» **Work instructions**
Reproduce exactly the lines below, from the first one through the line containing "Line, XAxis, YAxis", and omit any pictures.

» **Records to process**
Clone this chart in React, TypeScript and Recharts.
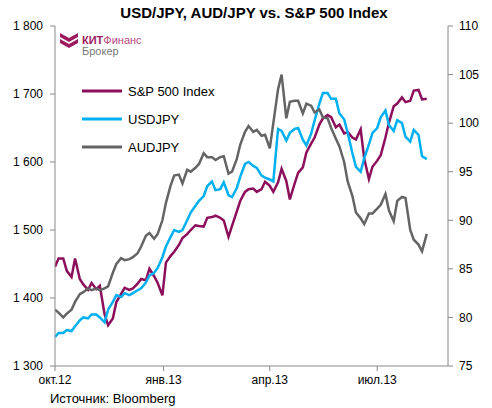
import React from 'react';
import { LineChart, Line, XAxis, YAxis } from 'recharts';

// days since 1 Oct 2012
const days = [
  0, 3, 7, 10, 14, 17, 21, 24, 28, 31,
  35, 38, 42, 45, 49, 52, 56, 59, 63, 66,
  70, 73, 77, 80, 84, 87, 91, 94, 98, 101,
  105, 108, 112, 115, 119, 122, 126, 129, 133, 136,
  140, 143, 147, 150, 154, 157, 161, 164, 168, 171,
  175, 178, 182, 185, 189, 192, 196, 199, 203, 206,
  210, 213, 217, 220, 224, 227, 231, 234, 238, 241,
  245, 248, 252, 255, 259, 262, 266, 269, 273, 276,
  280, 283, 287, 290, 294, 297, 301, 304, 308, 311,
  315,
];

const spx = [
  1446, 1458, 1458, 1440, 1431, 1458, 1428, 1420, 1412, 1422,
  1413, 1418, 1376, 1360, 1370, 1394, 1406, 1415, 1412, 1414,
  1421, 1428, 1426, 1443, 1432, 1422, 1404, 1452, 1462, 1468,
  1478, 1488, 1494, 1500, 1507, 1506, 1505, 1518, 1519, 1521,
  1518, 1514, 1490, 1506, 1527, 1543, 1556, 1560, 1561, 1556,
  1560, 1571, 1565, 1556, 1570, 1590, 1572, 1545, 1568, 1584,
  1592, 1614, 1627, 1636, 1655, 1664, 1669, 1666, 1651, 1655,
  1642, 1644, 1636, 1633, 1648, 1605, 1575, 1593, 1602, 1610,
  1636, 1658, 1682, 1686, 1695, 1688, 1690, 1705, 1706, 1692,
  1693,
];

const usdjpy = [
  78.0, 78.4, 78.4, 78.7, 78.6, 79.1, 79.7, 80.0, 79.9, 80.3,
  80.3, 80.0, 79.5, 80.8, 81.6, 82.3, 82.1, 82.5, 82.3, 82.5,
  82.8, 83.0, 83.6, 84.3, 84.6, 85.1, 86.2, 87.3, 88.3, 89.0,
  88.8, 89.0, 90.0, 90.8, 91.5, 92.0, 92.5, 93.5, 94.0, 93.1,
  93.2, 93.9, 92.6, 92.4, 93.3, 94.5, 95.8, 96.0, 95.6, 95.4,
  94.6, 94.4, 94.2, 94.0, 99.4, 99.2, 98.2, 99.0, 99.4, 99.5,
  98.3, 97.7, 98.9, 100.3, 102.0, 103.1, 103.1, 102.5, 102.5, 101.0,
  100.4, 99.0, 96.9, 95.5, 95.0, 96.4, 97.8, 99.0, 99.5, 100.6,
  101.3, 99.8, 99.2, 100.3, 100.0, 98.6, 98.1, 99.3, 98.8, 96.6,
  96.3,
];

const audjpy = [
  80.8, 80.5, 80.0, 80.4, 80.8, 81.6, 82.4, 82.6, 83.0, 82.8,
  83.0, 82.8, 83.0, 83.2, 84.6, 85.5, 86.1, 85.9, 86.0, 86.2,
  86.6, 87.3, 88.4, 88.7, 88.1, 88.6, 90.0, 91.8, 93.6, 94.6,
  94.7, 93.8, 95.2, 95.0, 95.4, 95.8, 96.9, 96.5, 96.5, 96.2,
  96.5, 96.6, 94.8, 95.0, 96.3, 97.8, 99.1, 99.7, 99.1, 99.3,
  98.7, 98.8, 97.4, 100.0, 103.5, 105.0, 100.5, 102.2, 102.3, 102.3,
  101.0, 102.0, 101.8, 101.1, 101.4, 100.6, 100.5, 99.5, 98.4, 97.6,
  96.0, 94.0, 92.5, 90.8, 90.2, 89.6, 90.7, 90.7, 91.2, 91.6,
  92.7, 91.0, 89.9, 92.0, 92.4, 92.3, 89.0, 88.0, 87.5, 86.8,
  88.6,
];

const monthTicks = [0, 92, 182, 273];
const monthLabels = ['окт.12', 'янв.13', 'апр.13', 'июл.13'];
const leftTicks = [1300, 1400, 1500, 1600, 1700, 1800];
const rightTicks = [75, 80, 85, 90, 95, 100, 105, 110];

const seriesNames = ['S&P 500 Index', 'USDJPY', 'AUDJPY'];
const colors = ['#8c0f5c', '#00b0f0', '#646464'];

const data = days.map((d, i) => ({
  day: d,
  spx: spx[i],
  usdjpy: usdjpy[i],
  audjpy: audjpy[i],
}));

const font = '"Liberation Sans", Arial, sans-serif';
const narrow = '"Liberation Sans Narrow", "Liberation Sans", Arial, sans-serif';
const axisColor = '#888888';
const tickStyle = { fontSize: 12, fill: '#000', fontFamily: font };

const fmtThousands = (v: number) => {
  const s = String(v);
  return s.length > 3 ? s.slice(0, s.length - 3) + ' ' + s.slice(-3) : s;
};

export default function App() {
  return (
    <div
      style={{
        position: 'absolute',
        left: 0,
        top: 0,
        width: 492,
        height: 408,
        background: '#fff',
        fontFamily: font,
      }}
    >
      <LineChart
        width={492}
        height={408}
        data={data}
        margin={{ top: 26, right: 0, bottom: 0, left: 0 }}
      >
        <XAxis
          dataKey="day"
          type="number"
          domain={[0, 333]}
          ticks={monthTicks}
          tickFormatter={(v: number) => monthLabels[monthTicks.indexOf(v)] ?? ''}
          height={42}
          stroke={axisColor}
          tickSize={5}
          tickMargin={4}
          tick={tickStyle}
          allowDataOverflow
        />
        <YAxis
          yAxisId="left"
          domain={[1300, 1800]}
          ticks={leftTicks}
          tickFormatter={fmtThousands}
          width={55}
          stroke={axisColor}
          tickSize={5}
          tickMargin={7}
          tick={tickStyle}
          allowDataOverflow
        />
        <YAxis
          yAxisId="right"
          orientation="right"
          domain={[75, 110]}
          ticks={rightTicks}
          width={44}
          stroke={axisColor}
          tickSize={5}
          tickMargin={6}
          tick={tickStyle}
          allowDataOverflow
        />
        <Line
          yAxisId="left"
          dataKey="spx"
          name={seriesNames[0]}
          stroke={colors[0]}
          strokeWidth={2.5}
          dot={false}
          type="linear"
          isAnimationActive={false}
        />
        <Line
          yAxisId="right"
          dataKey="usdjpy"
          name={seriesNames[1]}
          stroke={colors[1]}
          strokeWidth={2.5}
          dot={false}
          type="linear"
          isAnimationActive={false}
        />
        <Line
          yAxisId="right"
          dataKey="audjpy"
          name={seriesNames[2]}
          stroke={colors[2]}
          strokeWidth={2.5}
          dot={false}
          type="linear"
          isAnimationActive={false}
        />
      </LineChart>

      <svg
        width={492}
        height={408}
        style={{ position: 'absolute', left: 0, top: 0, pointerEvents: 'none' }}
      >
        <text
          x={254}
          y={18}
          textAnchor="middle"
          fontSize={15}
          fontWeight="bold"
          fontFamily={font}
          fill="#000"
        >
          USD/JPY, AUD/JPY vs. S&amp;P 500 Index
        </text>

        {/* logo */}
        <polygon points="60,33 69,38 78,33 78,37 69,42 60,37" fill="#9b1b5f" />
        <polygon points="60,39 69,44 78,39 78,43 69,48 60,43" fill="#9b1b5f" />
        <text x={82} y={44} fontSize={11} fontFamily={narrow}>
          <tspan fontWeight="bold" fill="#9b1b5f">КИТ</tspan>
          <tspan fill="#b8477f">Финанс</tspan>
        </text>
        <text x={82} y={55} fontSize={11} fill="#777" fontFamily={narrow}>
          Брокер
        </text>

        {/* legend */}
        {seriesNames.map((name, i) => (
          <g key={name} transform={`translate(82, ${91 + i * 28})`}>
            <line x1={0} x2={40} y1={0} y2={0} stroke={colors[i]} strokeWidth={3} />
            <text x={46} y={5} fontSize={13} fontFamily={font} fill="#000">
              {name}
            </text>
          </g>
        ))}

        <text x={50} y={403} fontSize={13} fontFamily={font} fill="#000">
          Источник: Bloomberg
        </text>
      </svg>
    </div>
  );
}
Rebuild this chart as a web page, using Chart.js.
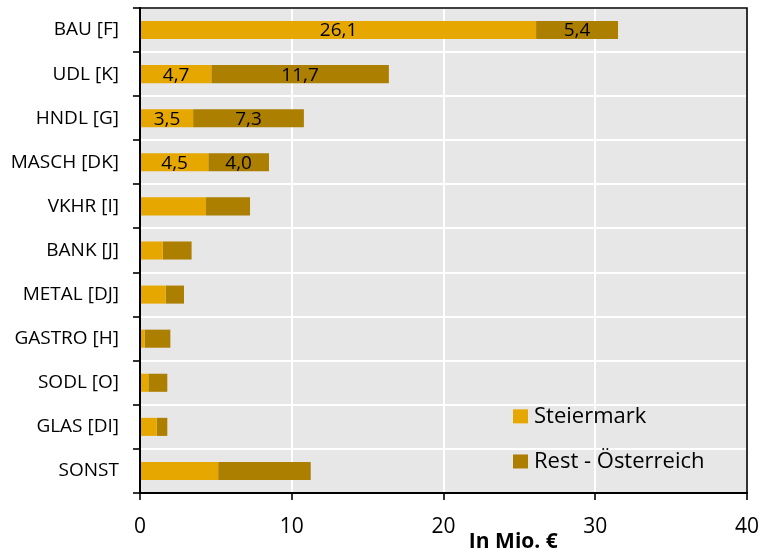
<!DOCTYPE html>
<html>
<head>
<meta charset="utf-8">
<script src="https://cdn.jsdelivr.net/npm/chart.js@4"></script>
<style>
  html, body { margin: 0; padding: 0; background: #ffffff; }
  #wrap { width: 763px; height: 550px; position: relative; }
</style>
</head>
<body>
<div id="wrap"><canvas id="chart" width="763" height="550"></canvas></div>
<script>
// Branchen (ÖNACE-Abschnitte)
const categories = ['BAU [F]', 'UDL [K]', 'HNDL [G]', 'MASCH [DK]', 'VKHR [I]', 'BANK [J]',
  'METAL [DJ]', 'GASTRO [H]', 'SODL [O]', 'GLAS [DI]', 'SONST'];

// Werte in Mio. €
const steiermark = [26.1, 4.7, 3.5, 4.5, 4.35, 1.5, 1.7, 0.3, 0.55, 1.1, 5.15];
const restOesterreich = [5.4, 11.7, 7.3, 4.0, 2.9, 1.9, 1.2, 1.7, 1.25, 0.7, 6.1];

const seriesNames = ['Steiermark', 'Rest - Österreich'];
const xTicks = [0, 10, 20, 30, 40];
const axisTitle = 'In Mio. €';
// Only the largest sectors carry value labels
const labelledRows = 4;

const colSteiermark = '#E6A800';
const colRest = '#AD7F00';

Chart.defaults.font.family = "'Open Sans', 'Noto Sans', sans-serif";
Chart.defaults.color = '#000000';

const decorations = {
  id: 'decorations',
  beforeDraw(chart) {
    const { ctx, chartArea: a } = chart;
    ctx.save();
    ctx.fillStyle = '#E7E7E7';
    ctx.fillRect(a.left, a.top, a.right - a.left, a.bottom - a.top);
    ctx.restore();
  },
  afterDraw(chart) {
    const { ctx, chartArea: a } = chart;
    ctx.save();
    // frame around the plot
    ctx.strokeStyle = '#000000';
    ctx.lineWidth = 1.6;
    ctx.beginPath();
    ctx.moveTo(a.left, a.top);
    ctx.lineTo(a.right, a.top);
    ctx.lineTo(a.right, a.bottom);
    ctx.stroke();

    // value labels inside the segments
    ctx.font = "19px 'Open Sans', sans-serif";
    ctx.fillStyle = '#000000';
    ctx.textAlign = 'center';
    ctx.textBaseline = 'middle';
    chart.data.datasets.forEach((ds, di) => {
      const meta = chart.getDatasetMeta(di);
      meta.data.forEach((bar, i) => {
        if (i >= labelledRows) return;
        const { x, base, y } = bar.getProps(['x', 'base', 'y'], true);
        const txt = ds.data[i].toFixed(1).replace('.', ',');
        ctx.fillText(txt, (x + base) / 2, y + 1);
      });
    });

    // legend inside the plot, lower right
    const lx = a.left + (a.right - a.left) * 0.6145;
    const rows = [a.top + (a.bottom - a.top) * 0.842, a.top + (a.bottom - a.top) * 0.935];
    ctx.font = "22px 'Open Sans', sans-serif";
    ctx.textAlign = 'left';
    chart.data.datasets.forEach((ds, di) => {
      const cy = rows[di];
      ctx.fillStyle = ds.backgroundColor;
      ctx.fillRect(lx, cy - 7, 15, 14);
      ctx.fillStyle = '#000000';
      ctx.fillText(ds.label, lx + 21, cy);
    });

    // axis title
    const xs = chart.scales.x;
    ctx.font = "bold 21px 'Open Sans', sans-serif";
    ctx.textAlign = 'center';
    ctx.textBaseline = 'alphabetic';
    ctx.fillText(axisTitle, xs.getPixelForValue(24.6), chart.height - 2);
    ctx.restore();
  }
};

new Chart(document.getElementById('chart'), {
  type: 'bar',
  data: {
    labels: categories,
    datasets: [
      { label: seriesNames[0], data: steiermark, backgroundColor: colSteiermark, borderWidth: 0 },
      { label: seriesNames[1], data: restOesterreich, backgroundColor: colRest, borderWidth: 0 }
    ]
  },
  options: {
    indexAxis: 'y',
    responsive: false,
    animation: false,
    layout: { padding: { top: 8, right: 16, left: 0, bottom: 0 } },
    datasets: { bar: { barPercentage: 0.41, categoryPercentage: 1.0 } },
    plugins: { legend: { display: false }, tooltip: { enabled: false } },
    scales: {
      x: {
        stacked: true,
        min: xTicks[0],
        max: xTicks[xTicks.length - 1],
        afterBuildTicks(scale) { scale.ticks = xTicks.map(v => ({ value: v })); },
        afterFit(scale) { scale.height = 57; scale.paddingLeft = 0; scale.paddingRight = 0; },
        grid: { color: '#FFFFFF', lineWidth: 2, tickColor: '#000000', tickLength: 7, tickWidth: 1.6 },
        border: { color: '#000000', width: 2 },
        ticks: { font: { size: 21 }, padding: 14, maxRotation: 0 }
      },
      y: {
        stacked: true,
        afterFit(scale) { scale.width = 140; scale.paddingTop = 0; scale.paddingBottom = 0; },
        grid: { color: '#FFFFFF', lineWidth: 2, offset: true, tickColor: '#000000', tickLength: 7, tickWidth: 1.6 },
        border: { color: '#000000', width: 2 },
        ticks: { font: { size: 19 }, padding: 14 }
      }
    }
  },
  plugins: [decorations]
});
</script>
</body>
</html>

» **The reply**
Clone this chart in React, TypeScript and Recharts.
import React from 'react';
import { LineChart, Line, XAxis, YAxis } from 'recharts';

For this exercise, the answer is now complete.